I had been there in Karachi for about nine months when our headquarters in Tachikawa, Japan shipped us a new extinguisher. During all those months Abdul had been standing there with the extinguisher, poised for action as we started up engines.

We were supposed to send the old extinguisher back to be pressure checked, but Colonel Guelich wisely pointed out to me that this was a good time to train the men, Abdul in particular. I knew he was right because pressing the lever on a carbon dioxide extinguisher can be downright exciting the first time you do it. They call those funnel-shaped ends on the hoses "horns" with good reason. The gas escapes with a loud "BLAT!" that can actually make a man drop it the first time he pulls the lever, and the pressure of the escaping gas is strong enough to blow light materials away, spreading the fire in all directions.

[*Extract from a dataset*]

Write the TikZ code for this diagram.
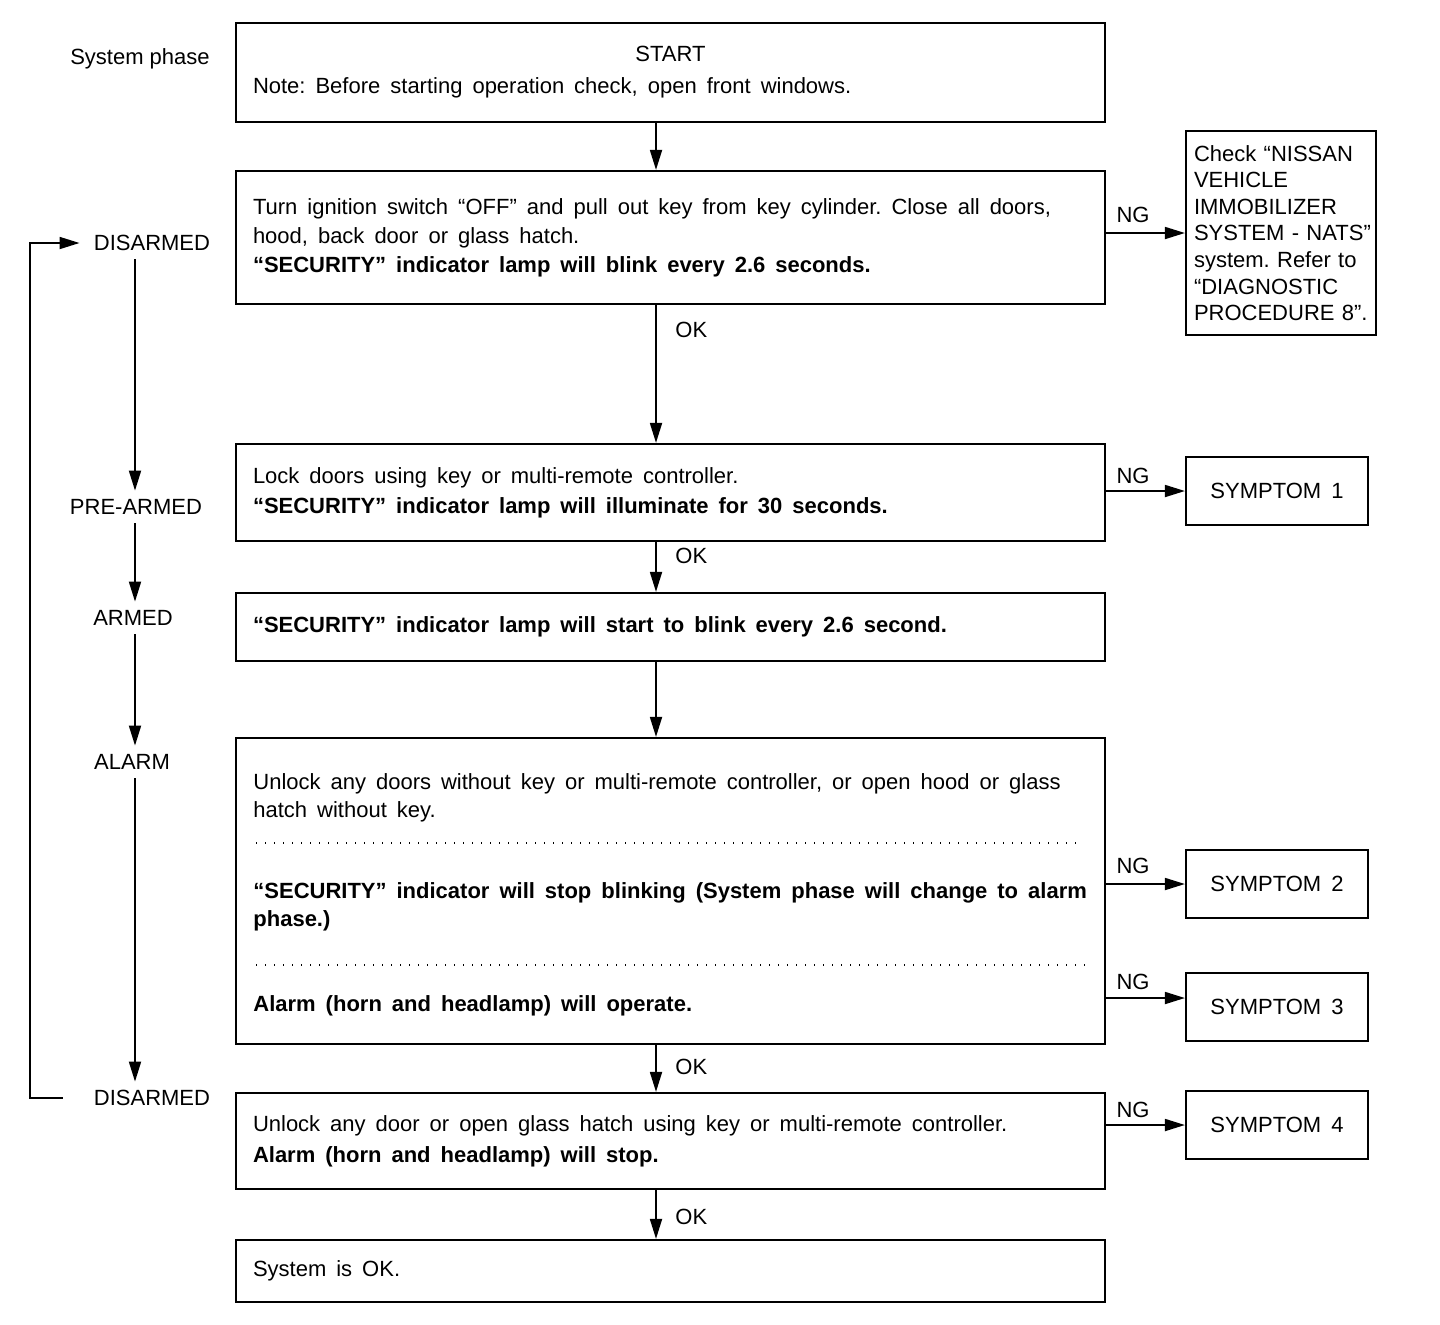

So I gathered up some fairly heavy pieces of wood that would stay in place when ignited, got them going, and gathered the men for training, Abdul first. The flames were about three feet high. "OK, Abdul," I said. "Let it have it! Right at the base of the flames, like I showed you."

Abdul dutifully pressed the lever as we watched. Nothing.

"Go ahead!" I sang out.

He pressed it again. Still nothing.

"Let me have that," I told him, frowning. I pressed the lever. Also nothing. I looked at Abdul -- with my mouth hanging open, I suppose.

"Empty, Sahib," Abdul said in his usual laconic way, verifying what I already knew. He went on to explain. "Murray Sahib, who was here before you, used it to ice down a case of beer one night."

"You mean you've been standing here for nine months pointing an empty fire extinguisher at all those starting engines?"

"Yes, Sahib Garrett."

"For God's sake, why didn't you ever say anything about it?"

"You never asked, Sahib."

Wisdom: Making so many mistakes that you recognize them the second time around.